Some of the names change on the USA roster, but the Americans are still a confounding puzzle. The fact that France won in an exhibition against the United States last month might have provided the French with a confidence boost that they could pull a similar upset when it really counted.
Then Friday's USA-France quarterfinal game of the FIBA World Championship started. And pretty quickly, it was completely over. The final score was 94-72, and now the United States stands two wins away from another title. It will face Australia in Saturday's semifinals (ESPN3, 2:15 p.m. ET).
It's hard enough to contend with the Americans when they're having just an average shooting game. When they are hitting practically every shot they even think about, just forget it.
About all the French could do was borrow a line from "Casablanca" on Friday: "We'll always have Paris."

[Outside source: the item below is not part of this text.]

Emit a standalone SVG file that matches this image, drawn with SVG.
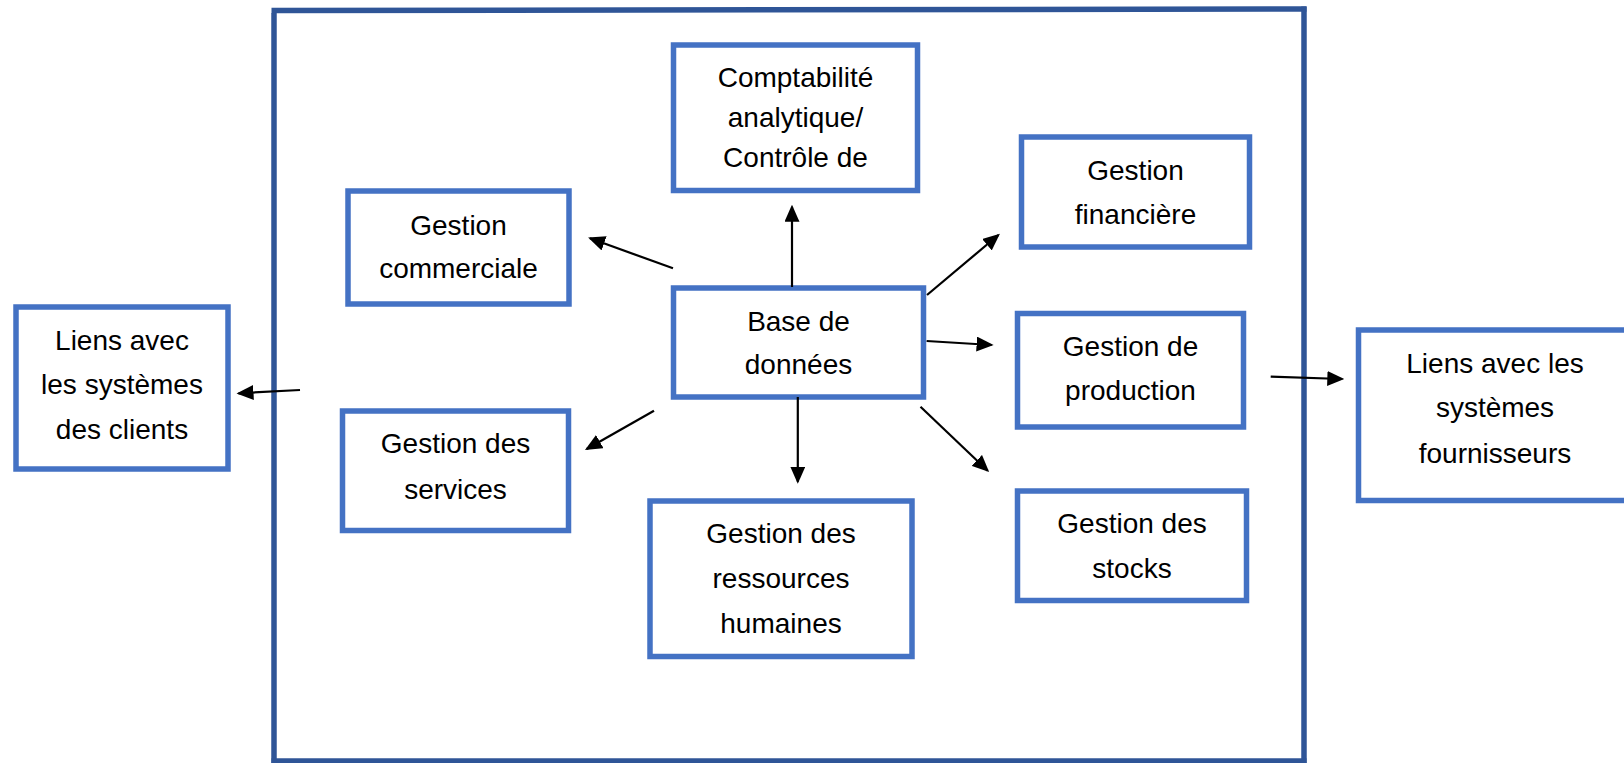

France's victory in the City of Lights on Sept. 21 might have been the best thing that could have happened for Team USA. It's not that the Americans "needed" to lose, as if they had heads the size of Mr. Met's.
The U.S. team is veteran-led, and two of its starters -- Diana Taurasi and Sue Bird -- were on the squad that lost in the 2006 world championship semifinals to Russia. There really wasn't much chance the Americans were going to come into this event in Turkey thinking all they had to do was show up.
Just the same, though, what the exhibition loss to France did was drive home two points: The Americans needed to press their advantage inside, and they needed to fully embrace the "Griner Effect" once center Brittney Griner was with the team.
She wasn't there for the exhibition but joined the U.S. squad soon after. And she has been as big a weapon as U.S. coach Geno Auriemma could have hoped. Friday, she led the Americans with 17 points, going 7-of-9 from the field.
Fellow star center Tina Charles, who had been the top scorer in the exhibition loss to France, also shot 7-for-9 Friday for 15 points.
The thing was it wasn't just the inside game that worked for the Americans on Friday. It was everything. This was one of those rare times when if you shot 50 percent, you were the least accurate player on the team.
The Americans shot 71 percent for the game (41 of 58). Lindsay Whalen was 6-of-7 for 13 points. Maya Moore was 4-of-6 for 10.
"I thought our posts did a great job of finding each other," Moore said. "And then when we got those stops, we were running. That's when we're at our best: when we rebound and get out and run."
So if you're the Australians now, you're thinking of the Americans, "Oh, great. They shot just shot 70-freaking-1 percent."
The Aussies are the next to try to stop the United States, something they didn't have to do back in 2006 when the Opals took the world championship title. They beat Russia after the Russians had bumped the Americans to the bronze-medal game.
That didn't really bother the Aussies, nor should it have. It didn't change the color of gold.
But now they have another opportunity to defeat the team that has been their nemesis for so long at the international level. They'll have to try to do so without 6-foot-8 center Liz Cambage, who has missed this tournament after tearing her Achilles' tendon last month. Nor do they have Lauren Jackson, also forced to miss the event with injuries.
The Aussies are a tough unit, though, and they won't back down from the Americans. But they have to find a way to slow not just Griner, but everything else the U.S. squad has to throw at opponents.